Set down each line of the material that follows, exactly, with no pictures.

» **TASK INPUT**
────────────────────────────────────────
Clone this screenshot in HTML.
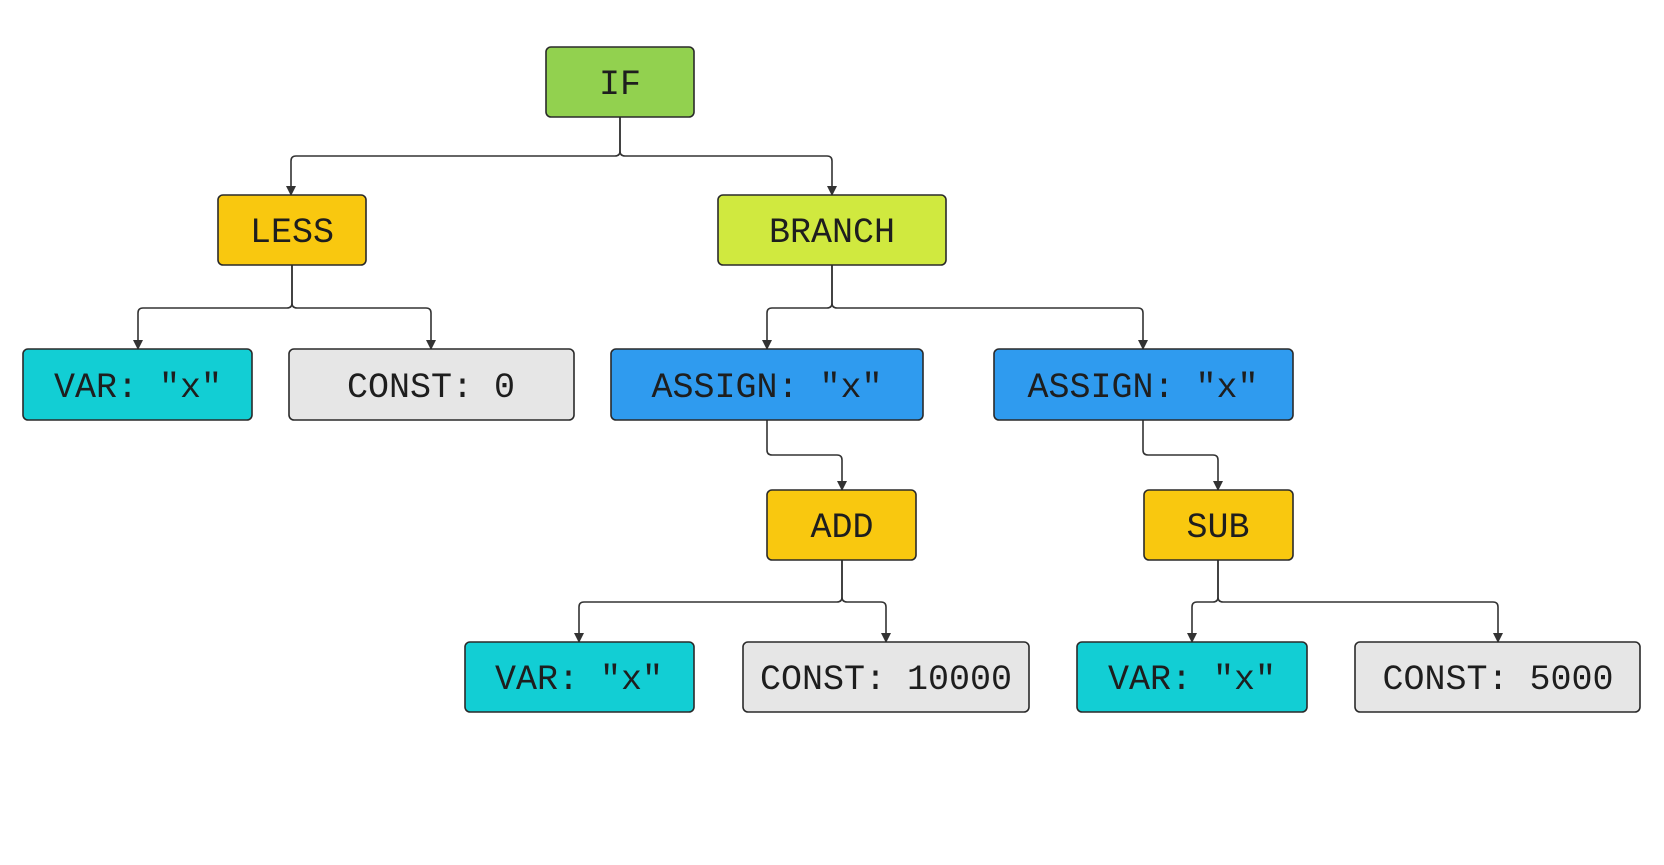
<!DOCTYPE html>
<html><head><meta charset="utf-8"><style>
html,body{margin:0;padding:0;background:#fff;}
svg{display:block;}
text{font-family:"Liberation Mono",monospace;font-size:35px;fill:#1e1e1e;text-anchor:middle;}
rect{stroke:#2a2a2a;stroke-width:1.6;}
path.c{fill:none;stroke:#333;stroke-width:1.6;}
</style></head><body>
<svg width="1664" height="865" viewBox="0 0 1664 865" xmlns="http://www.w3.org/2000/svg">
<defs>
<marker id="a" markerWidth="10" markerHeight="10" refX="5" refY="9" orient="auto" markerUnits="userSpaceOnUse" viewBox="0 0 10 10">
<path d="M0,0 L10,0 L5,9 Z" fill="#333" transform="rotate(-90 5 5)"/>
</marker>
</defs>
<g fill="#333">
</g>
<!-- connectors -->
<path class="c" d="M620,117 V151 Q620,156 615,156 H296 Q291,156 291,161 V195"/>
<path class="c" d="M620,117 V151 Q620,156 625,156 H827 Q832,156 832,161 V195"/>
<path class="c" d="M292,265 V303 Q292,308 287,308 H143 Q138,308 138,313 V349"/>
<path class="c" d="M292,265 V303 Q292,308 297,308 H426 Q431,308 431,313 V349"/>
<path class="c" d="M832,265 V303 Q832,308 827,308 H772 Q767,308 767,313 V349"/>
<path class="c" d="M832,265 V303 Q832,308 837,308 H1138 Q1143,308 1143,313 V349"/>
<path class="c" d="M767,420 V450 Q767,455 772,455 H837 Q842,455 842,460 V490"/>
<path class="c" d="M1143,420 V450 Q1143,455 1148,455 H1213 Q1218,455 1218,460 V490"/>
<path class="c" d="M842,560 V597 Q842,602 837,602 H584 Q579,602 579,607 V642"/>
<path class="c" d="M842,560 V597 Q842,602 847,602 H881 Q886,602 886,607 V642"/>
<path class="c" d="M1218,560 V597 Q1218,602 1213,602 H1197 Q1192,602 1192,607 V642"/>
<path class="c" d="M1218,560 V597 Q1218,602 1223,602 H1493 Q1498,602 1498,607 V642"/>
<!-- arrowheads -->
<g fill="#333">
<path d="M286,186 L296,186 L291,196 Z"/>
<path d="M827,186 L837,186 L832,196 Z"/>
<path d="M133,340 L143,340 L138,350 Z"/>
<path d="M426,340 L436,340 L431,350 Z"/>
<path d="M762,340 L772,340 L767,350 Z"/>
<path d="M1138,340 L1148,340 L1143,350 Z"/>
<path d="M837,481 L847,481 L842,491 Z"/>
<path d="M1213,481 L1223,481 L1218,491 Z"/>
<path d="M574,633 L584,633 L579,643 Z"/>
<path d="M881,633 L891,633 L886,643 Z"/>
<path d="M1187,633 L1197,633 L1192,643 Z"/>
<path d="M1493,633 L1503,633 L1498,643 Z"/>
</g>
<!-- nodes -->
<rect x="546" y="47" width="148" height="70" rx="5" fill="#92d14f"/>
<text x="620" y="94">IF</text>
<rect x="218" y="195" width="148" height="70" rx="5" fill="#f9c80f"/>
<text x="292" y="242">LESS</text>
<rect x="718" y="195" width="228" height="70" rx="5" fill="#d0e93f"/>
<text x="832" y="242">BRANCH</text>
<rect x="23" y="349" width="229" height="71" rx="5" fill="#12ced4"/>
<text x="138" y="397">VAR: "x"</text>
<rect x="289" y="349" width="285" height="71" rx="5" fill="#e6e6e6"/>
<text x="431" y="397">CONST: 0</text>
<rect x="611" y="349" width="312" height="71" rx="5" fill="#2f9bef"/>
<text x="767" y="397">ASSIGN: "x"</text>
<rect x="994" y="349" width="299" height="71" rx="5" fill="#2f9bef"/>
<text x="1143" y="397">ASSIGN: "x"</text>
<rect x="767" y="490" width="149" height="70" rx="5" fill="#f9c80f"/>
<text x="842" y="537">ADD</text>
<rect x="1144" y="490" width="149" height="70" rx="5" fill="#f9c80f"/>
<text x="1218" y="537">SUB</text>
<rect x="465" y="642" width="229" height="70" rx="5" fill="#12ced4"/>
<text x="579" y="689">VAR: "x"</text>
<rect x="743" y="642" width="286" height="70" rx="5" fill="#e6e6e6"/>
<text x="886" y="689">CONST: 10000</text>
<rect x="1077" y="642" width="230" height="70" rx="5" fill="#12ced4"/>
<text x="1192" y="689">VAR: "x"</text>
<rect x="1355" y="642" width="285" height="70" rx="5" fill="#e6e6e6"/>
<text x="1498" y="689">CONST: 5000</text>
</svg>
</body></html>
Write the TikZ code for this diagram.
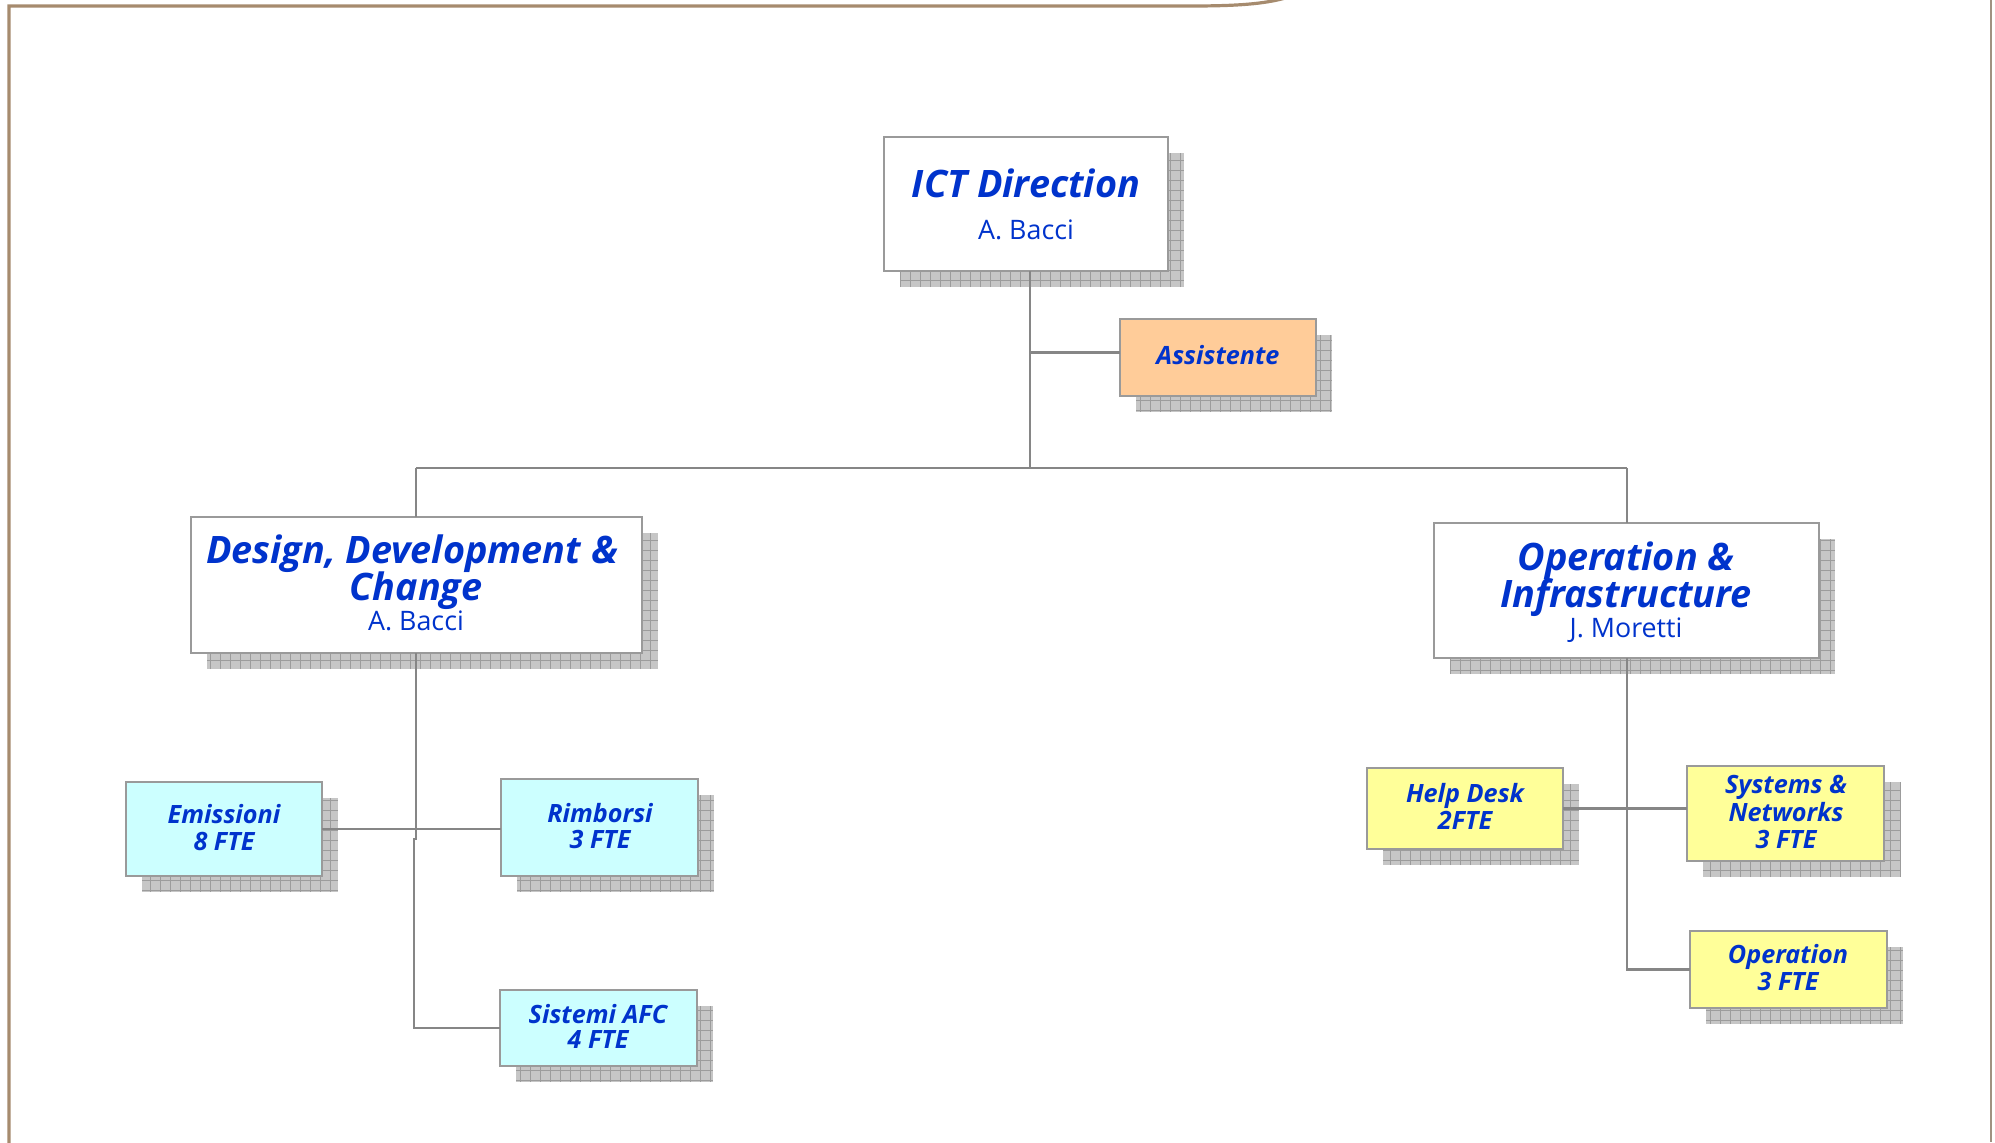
────────────────────────────────────────
» **RESULT BELOW**
Clone this screenshot in HTML.
<!DOCTYPE html>
<html><head><meta charset="utf-8"><style>
html,body{margin:0;padding:0;background:#fff;}
svg{display:block;}
text{font-family:"Liberation Mono",monospace;font-size:35px;fill:#1e1e1e;text-anchor:middle;}
rect{stroke:#2a2a2a;stroke-width:1.6;}
path.c{fill:none;stroke:#333;stroke-width:1.6;}
</style></head><body>
<svg width="1664" height="865" viewBox="0 0 1664 865" xmlns="http://www.w3.org/2000/svg">
<defs>
<marker id="a" markerWidth="10" markerHeight="10" refX="5" refY="9" orient="auto" markerUnits="userSpaceOnUse" viewBox="0 0 10 10">
<path d="M0,0 L10,0 L5,9 Z" fill="#333" transform="rotate(-90 5 5)"/>
</marker>
</defs>
<g fill="#333">
</g>
<!-- connectors -->
<path class="c" d="M620,117 V151 Q620,156 615,156 H296 Q291,156 291,161 V195"/>
<path class="c" d="M620,117 V151 Q620,156 625,156 H827 Q832,156 832,161 V195"/>
<path class="c" d="M292,265 V303 Q292,308 287,308 H143 Q138,308 138,313 V349"/>
<path class="c" d="M292,265 V303 Q292,308 297,308 H426 Q431,308 431,313 V349"/>
<path class="c" d="M832,265 V303 Q832,308 827,308 H772 Q767,308 767,313 V349"/>
<path class="c" d="M832,265 V303 Q832,308 837,308 H1138 Q1143,308 1143,313 V349"/>
<path class="c" d="M767,420 V450 Q767,455 772,455 H837 Q842,455 842,460 V490"/>
<path class="c" d="M1143,420 V450 Q1143,455 1148,455 H1213 Q1218,455 1218,460 V490"/>
<path class="c" d="M842,560 V597 Q842,602 837,602 H584 Q579,602 579,607 V642"/>
<path class="c" d="M842,560 V597 Q842,602 847,602 H881 Q886,602 886,607 V642"/>
<path class="c" d="M1218,560 V597 Q1218,602 1213,602 H1197 Q1192,602 1192,607 V642"/>
<path class="c" d="M1218,560 V597 Q1218,602 1223,602 H1493 Q1498,602 1498,607 V642"/>
<!-- arrowheads -->
<g fill="#333">
<path d="M286,186 L296,186 L291,196 Z"/>
<path d="M827,186 L837,186 L832,196 Z"/>
<path d="M133,340 L143,340 L138,350 Z"/>
<path d="M426,340 L436,340 L431,350 Z"/>
<path d="M762,340 L772,340 L767,350 Z"/>
<path d="M1138,340 L1148,340 L1143,350 Z"/>
<path d="M837,481 L847,481 L842,491 Z"/>
<path d="M1213,481 L1223,481 L1218,491 Z"/>
<path d="M574,633 L584,633 L579,643 Z"/>
<path d="M881,633 L891,633 L886,643 Z"/>
<path d="M1187,633 L1197,633 L1192,643 Z"/>
<path d="M1493,633 L1503,633 L1498,643 Z"/>
</g>
<!-- nodes -->
<rect x="546" y="47" width="148" height="70" rx="5" fill="#92d14f"/>
<text x="620" y="94">IF</text>
<rect x="218" y="195" width="148" height="70" rx="5" fill="#f9c80f"/>
<text x="292" y="242">LESS</text>
<rect x="718" y="195" width="228" height="70" rx="5" fill="#d0e93f"/>
<text x="832" y="242">BRANCH</text>
<rect x="23" y="349" width="229" height="71" rx="5" fill="#12ced4"/>
<text x="138" y="397">VAR: "x"</text>
<rect x="289" y="349" width="285" height="71" rx="5" fill="#e6e6e6"/>
<text x="431" y="397">CONST: 0</text>
<rect x="611" y="349" width="312" height="71" rx="5" fill="#2f9bef"/>
<text x="767" y="397">ASSIGN: "x"</text>
<rect x="994" y="349" width="299" height="71" rx="5" fill="#2f9bef"/>
<text x="1143" y="397">ASSIGN: "x"</text>
<rect x="767" y="490" width="149" height="70" rx="5" fill="#f9c80f"/>
<text x="842" y="537">ADD</text>
<rect x="1144" y="490" width="149" height="70" rx="5" fill="#f9c80f"/>
<text x="1218" y="537">SUB</text>
<rect x="465" y="642" width="229" height="70" rx="5" fill="#12ced4"/>
<text x="579" y="689">VAR: "x"</text>
<rect x="743" y="642" width="286" height="70" rx="5" fill="#e6e6e6"/>
<text x="886" y="689">CONST: 10000</text>
<rect x="1077" y="642" width="230" height="70" rx="5" fill="#12ced4"/>
<text x="1192" y="689">VAR: "x"</text>
<rect x="1355" y="642" width="285" height="70" rx="5" fill="#e6e6e6"/>
<text x="1498" y="689">CONST: 5000</text>
</svg>
</body></html>
Write the TikZ code for this diagram.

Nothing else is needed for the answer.